Sheba Q & No Nation - He Loves Me (Zimmer Mix) [Shubzin/Bandcamp]
Siu Mata - In The Shadows [Shubzin/Bandcamp]
According to London label Shubzin, they are named for "shubz", a house party or rave - Urban Dictionary backs them up. I would be in my happy place shubzin to the tunes on their fourth compilation. The jungle revival continues apace, and here we have jungle, breakbeat and drill'n'bass of the melodic sort that takes me back to the halcyon days of idm, although this isn't just throwback music. We have the nimble breaks of Sheba Q teaming up with No Nation, and then from France the percussive sounds of Siu Mata. SHUBZINVA004 is Pay What You Can, and I can't recommend it highly enough. And do pay, as you'll be supporting the efforts of Sisters Uncut to fight domestic violence in the UK, among other things.

Simon Goff - Wooden Islands (Daniel Brandt Remix) [7K!/Bandcamp]
Here's something interesting. Violinist Simon Goff has worked with the likes of Aidan Baker and Thor Harris in the past, and this year released an album on 7K!, the post-classical arm of venerable German electronic label !K7. On this just-released track, Daniel Brandt of Brandt Brauer Frick takes the already-motorik violin riffing from Goff's original, and the bassline and legato melody - and cuts them up in amongst a percussive techno arrangement.

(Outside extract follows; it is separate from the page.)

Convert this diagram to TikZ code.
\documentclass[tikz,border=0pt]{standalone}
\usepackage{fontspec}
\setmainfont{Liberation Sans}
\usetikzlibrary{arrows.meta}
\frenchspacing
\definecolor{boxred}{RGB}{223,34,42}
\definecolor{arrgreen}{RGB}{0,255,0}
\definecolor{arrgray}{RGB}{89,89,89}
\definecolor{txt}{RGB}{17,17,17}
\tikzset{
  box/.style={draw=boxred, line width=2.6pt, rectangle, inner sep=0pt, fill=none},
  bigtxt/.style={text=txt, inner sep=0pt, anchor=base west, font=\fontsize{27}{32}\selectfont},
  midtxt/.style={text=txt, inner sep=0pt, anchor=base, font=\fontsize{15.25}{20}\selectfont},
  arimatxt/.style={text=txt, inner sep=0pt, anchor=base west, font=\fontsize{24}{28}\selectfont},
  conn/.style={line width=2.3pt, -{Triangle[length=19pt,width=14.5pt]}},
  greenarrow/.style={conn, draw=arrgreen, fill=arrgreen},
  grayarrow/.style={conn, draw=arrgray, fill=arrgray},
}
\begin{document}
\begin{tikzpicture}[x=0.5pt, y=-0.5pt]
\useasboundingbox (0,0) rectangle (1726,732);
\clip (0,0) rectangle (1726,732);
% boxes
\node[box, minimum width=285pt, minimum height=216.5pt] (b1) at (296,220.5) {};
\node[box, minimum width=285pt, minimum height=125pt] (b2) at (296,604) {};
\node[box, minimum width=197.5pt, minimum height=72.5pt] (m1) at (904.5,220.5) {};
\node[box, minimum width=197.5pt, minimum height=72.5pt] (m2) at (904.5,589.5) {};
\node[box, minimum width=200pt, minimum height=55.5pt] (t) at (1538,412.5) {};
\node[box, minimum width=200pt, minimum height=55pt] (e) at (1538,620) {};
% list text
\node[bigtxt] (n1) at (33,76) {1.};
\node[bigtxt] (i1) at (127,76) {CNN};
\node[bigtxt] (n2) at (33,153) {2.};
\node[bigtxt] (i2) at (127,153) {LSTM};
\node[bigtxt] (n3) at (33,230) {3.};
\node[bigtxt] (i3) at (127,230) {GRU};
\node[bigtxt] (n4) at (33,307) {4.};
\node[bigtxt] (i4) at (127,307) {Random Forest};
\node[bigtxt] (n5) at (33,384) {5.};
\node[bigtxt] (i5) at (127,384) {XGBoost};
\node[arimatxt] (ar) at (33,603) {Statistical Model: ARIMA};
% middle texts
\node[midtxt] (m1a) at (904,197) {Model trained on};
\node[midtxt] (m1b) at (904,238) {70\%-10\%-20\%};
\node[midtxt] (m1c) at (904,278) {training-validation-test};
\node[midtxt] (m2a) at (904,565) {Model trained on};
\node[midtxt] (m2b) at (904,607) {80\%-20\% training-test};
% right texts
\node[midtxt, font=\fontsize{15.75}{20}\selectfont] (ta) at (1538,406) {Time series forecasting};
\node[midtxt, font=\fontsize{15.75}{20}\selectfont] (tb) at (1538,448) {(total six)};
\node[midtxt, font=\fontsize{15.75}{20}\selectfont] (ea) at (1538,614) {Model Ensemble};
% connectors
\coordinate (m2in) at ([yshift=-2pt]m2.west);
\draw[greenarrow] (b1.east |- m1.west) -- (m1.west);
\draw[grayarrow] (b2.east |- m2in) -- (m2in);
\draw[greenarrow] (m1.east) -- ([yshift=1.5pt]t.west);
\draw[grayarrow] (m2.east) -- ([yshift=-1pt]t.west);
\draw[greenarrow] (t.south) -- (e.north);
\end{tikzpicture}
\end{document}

A Country Practice - Little Birdie (Happy Axe rework) [A Country Practice Bandcamp]
Brisbane band A Country Practice do a kind of folk music for electronic instruments. They just released their debut album I will leave this town while there's still light and I somehow missed it! So I'll be correcting that soon, but meanwhile they have sent me some previews of the remixes that are going to accompany the album on a limited second CD called Recorded, stored, absorbed, ignored, which is a great name and features many great people. Digital purchases also get these on download. Tonight we premiered Emma Kelly aka Happy Axe doing essentially a cover, with her customary looped violin and vocals. Absolutely lovely.

XANI - Towards The Light [demo version] [Xani Bandcamp]
Melbourne violinist XANI also loops her violin and uses it as a percussion instrument. In her band The Twoks she sang and played violin with drummer Mark Leahy, making energetic folk & rock. Her solo album from last year, From The Bottom of the Well, is a fully studio-produced affair, but now in true lockdown fashion we can hear some of these songs in entirely solo mode on the Depths EP, including this rather upbeat, folky instrumental - apparently an early version of the much darker "Injured Animal" from the album.

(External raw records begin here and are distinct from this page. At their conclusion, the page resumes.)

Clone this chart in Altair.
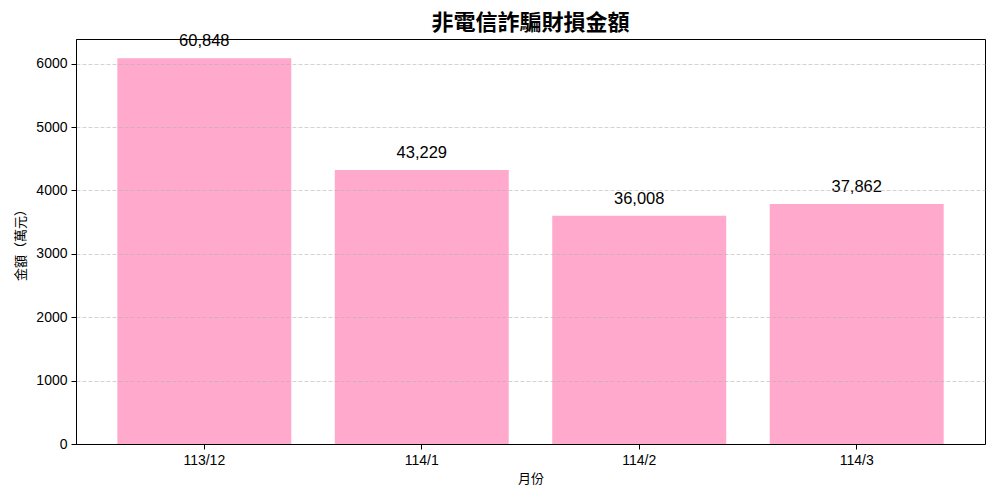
import altair as alt
import pandas as pd

months = ["113/12", "114/1", "114/2", "114/3"]
amounts = [60848, 43229, 36008, 37862]
y_ticks = [0, 1000, 2000, 3000, 4000, 5000, 6000]

df = pd.DataFrame({"month": months, "amount": amounts})

FONT = "'Liberation Sans', Arial, 'Noto Sans CJK TC', sans-serif"
CJK = "'Noto Sans CJK TC', 'Liberation Sans', sans-serif"

x = alt.X(
    "month:N",
    sort=months,
    title="月份",
    scale=alt.Scale(paddingInner=0.2, paddingOuter=0.19),
    axis=alt.Axis(
        labelAngle=0, labelFont=FONT, labelFontSize=14, labelColor="black",
        labelPadding=4, tickSize=5, tickColor="black", domainColor="black",
        titleFont=CJK, titleFontSize=13, titleFontWeight="normal",
        titleColor="black", titlePadding=5, grid=False, zindex=2,
    ),
)

y = alt.Y(
    "height:Q",
    title="金額（萬元）",
    scale=alt.Scale(domain=[0, 6390], nice=False),
    axis=alt.Axis(
        values=y_ticks, format="d", labelFont=FONT, labelFontSize=14,
        labelColor="black", labelPadding=4, tickSize=5, tickColor="black",
        domainColor="black", titleFont=CJK, titleFontSize=13,
        titleFontWeight="normal", titleColor="black", titlePadding=8,
        grid=True, gridColor="#b0b0b0", gridOpacity=0.7, gridDash=[4, 2],
        gridWidth=0.8, zindex=1,
    ),
)

base = alt.Chart(df).transform_calculate(height="datum.amount / 10")

bars = base.mark_bar(color="#FFAACC").encode(x=x, y=y)

labels = base.mark_text(
    baseline="alphabetic", dy=-12, fontSize=16.5, font=FONT, color="black"
).encode(
    x=alt.X("month:N", sort=months),
    y=alt.Y("height:Q"),
    text=alt.Text("amount:Q", format=","),
)

chart = (
    alt.layer(bars, labels)
    .properties(
        width=909,
        height=405,
        autosize=alt.AutoSizeParams(type="none"),
        padding={"left": 68, "top": 31, "right": 7, "bottom": 48},
        title=alt.TitleParams(
            "非電信詐騙財損金額", font=CJK, fontSize=22, fontWeight="bold",
            color="black", anchor="middle", frame="group", offset=-2,
        ),
    )
    .configure(background="white")
    .configure_view(stroke="black", strokeWidth=1)
)

chart.save("out.html", embed_options={"renderer": "svg", "actions": False})
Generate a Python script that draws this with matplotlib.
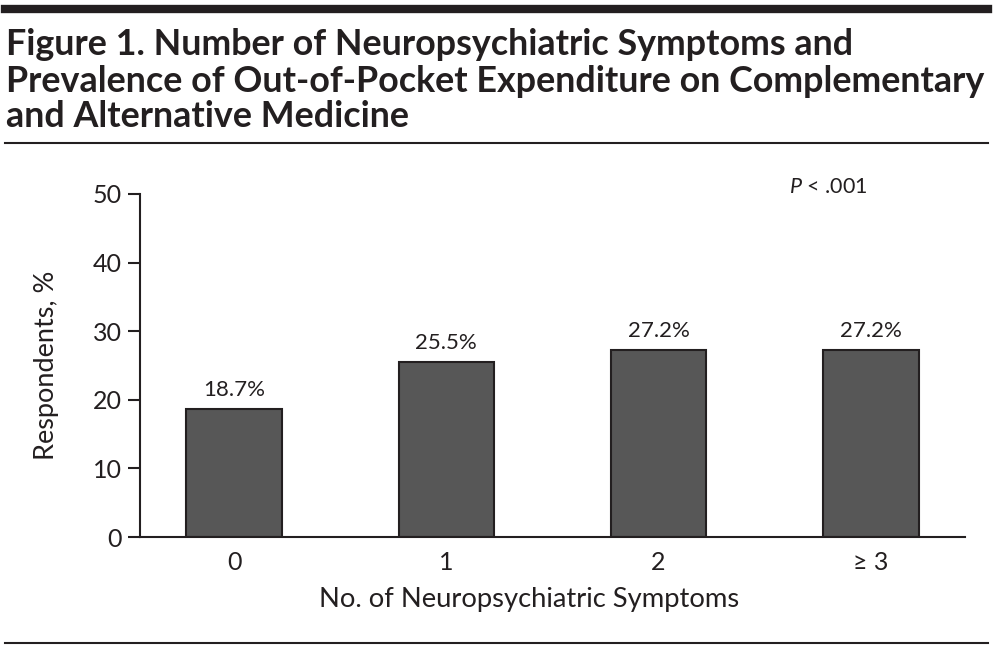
import matplotlib.pyplot as plt

# Data
categories = ["0", "1", "2", "\u2265 3"]
respondents_pct = [18.7, 25.5, 27.2, 27.2]
bar_labels = ["18.7%", "25.5%", "27.2%", "27.2%"]
y_ticks = [0, 10, 20, 30, 40, 50]
title_lines = ["Figure 1. Number of Neuropsychiatric Symptoms and",
               "Prevalence of Out-of-Pocket Expenditure on Complementary",
               "and Alternative Medicine"]

body_font = "Lato"
ink = "#231f20"
plt.rcParams["mathtext.fontset"] = "custom"
plt.rcParams["mathtext.it"] = "Lato:italic"
plt.rcParams["mathtext.rm"] = "Lato"

fig = plt.figure(figsize=(9.94, 6.51), dpi=100)

# Rules and title
fig.add_artist(plt.Line2D([0.005, 0.994], [0.986, 0.986], color=ink, lw=6.0))
fig.add_artist(plt.Line2D([0.005, 0.994], [0.7803, 0.7803], color=ink, lw=1.5))
fig.add_artist(plt.Line2D([0.005, 0.994], [0.0123, 0.0123], color=ink, lw=1.5))
for line, ybase in zip(title_lines, [0.9155, 0.8587, 0.8049]):
    fig.text(0.006, ybase, line, fontsize=25.8, fontweight="bold", family=body_font,
             color=ink, va="baseline", ha="left")

ax = fig.add_axes([0.1408, 0.1751, 0.8300, 0.5269])
x = range(len(categories))
ax.bar(x, respondents_pct, width=0.45, color="#575757", edgecolor=ink, linewidth=1.5)

for xi, v, lab in zip(x, respondents_pct, bar_labels):
    ax.text(xi, v + 1.3, lab, ha="center", va="bottom", fontsize=16, family=body_font, color=ink)

# p-value note
ax.text(2.80, 51.0, "$P$ < .001", ha="center", va="center", fontsize=15.5, family=body_font, color=ink)

ax.set_xlim(-0.443, 3.443)
ax.set_ylim(0, 50)
ax.set_yticks(y_ticks)
ax.set_xticks(list(x))
ax.set_xticklabels(categories)
ax.tick_params(axis="y", direction="out", length=9, width=1.5, labelsize=18, pad=4, colors=ink)
ax.tick_params(axis="x", length=0, labelsize=18, pad=10, colors=ink)
for lab in ax.get_xticklabels() + ax.get_yticklabels():
    lab.set_family(body_font)

for s in ["top", "right"]:
    ax.spines[s].set_visible(False)
for s in ["left", "bottom"]:
    ax.spines[s].set_linewidth(1.5)
    ax.spines[s].set_color(ink)

ax.set_ylabel("Respondents, %", fontsize=19.5, family=body_font, color=ink)
ax.yaxis.set_label_coords(-0.098, 0.5)
ax.set_xlabel("No. of Neuropsychiatric Symptoms", fontsize=19.7, family=body_font, color=ink)
ax.xaxis.set_label_coords(0.4715, -0.145)

fig.savefig("out.png", dpi=100)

Jessica Pavone - In the Action [Jessica Pavone Bandcamp]
Jessica Pavone - Ingot [Chaikin Records/Bandcamp]
I only recently discovered the solo work of Brooklyn violist/violinist Jessica Pavone. The start of the title track from her 2019 album In the Action suits the previous folky sounds very nicely, with rootsy viola licks gradually deconstructed, but then for most of the track a rhythmic throb issues from her amp while her viola interacts with the distortion and feedback, an approach she takes across the whole album. New album Lull extends her music for the "Jessica Pavone String Ensemble", which work with drone and repetition, here blowing out the string quartet to an octet, and adding percussion and trumpet on one track each. On "Ingot", Nate Wooley's trumpet is clear and warm, its stretched out notes sitting comfortably within the string tones. Pavone's compositions combine instructions with freedom for the musicians, and although it's minimalist, it's not durational music - drones give way to repeated ensemble notes, and no single idea lasts more than a minute or two. Gradually the peaceful long notes crescendo into scratchy acoustic distortion, giving way in the last minute to an open harmony with slowly alternating notes from the musicians.

nobuka - The sorrow [Esc.rec/Bandcamp]
nobuka - Of lovers and innocent bystanders (w/ Michel Banabila) [Esc.rec/Bandcamp]
nobuka - The people (w/ Machinefabriek) [Esc.rec/Bandcamp]
From Dutch label Esc.rec here's a gem of an album from Michel van Collenburg as nobuka (he's from the Netherlands despite the vaguely Japanese-sounding name). Reiko contemplates the feeling of living in pre-apocalyptic times (see more at the dedicated micro-site), with field recordings and electronics combining with strings & acoustic found-sounds for a mostly-instrumental narrative of tension and real beauty. It's not minimalist, and not overly polite, and it also mostly avoids the surging sub-bass intensity of a lot of current-day experimental ambient. Nobuka also collaborated with two Dutch artists close to this show, Michel Banabila and Machinefabriek, should that tempt you to look further. I hope you do, because this is a very fine album indeed.

Prophets - Chorus Love Affair [Ah!Puch!Records!/Prophets Bandcamp]
Prophets - Dreem [Ah!Puch!Records!/Prophets Bandcamp]
If the masked musicians behind Prophets are to be believed, they hail from the Planet Stylefree, but I'm going to go on record suggesting that for all their mysterious names (CTRL+ALT+MAN, BONSPEAKEREYESDRUMHEAD, DOT.WAV et al) they are actually from much closer to home. A large collective of musicians from Melbourne & Sydney, they do live up to the "stylefree" moniker, with suggestions of free jazz/free improv, folk, sound-art and more. It feels like experimental music that could be enjoyed by the whole family at an outside market - better than endless covers of Jeff Buckley's "Hallelujah" cover, hey? The junkyard percussion that ends the show tonight is quite touching.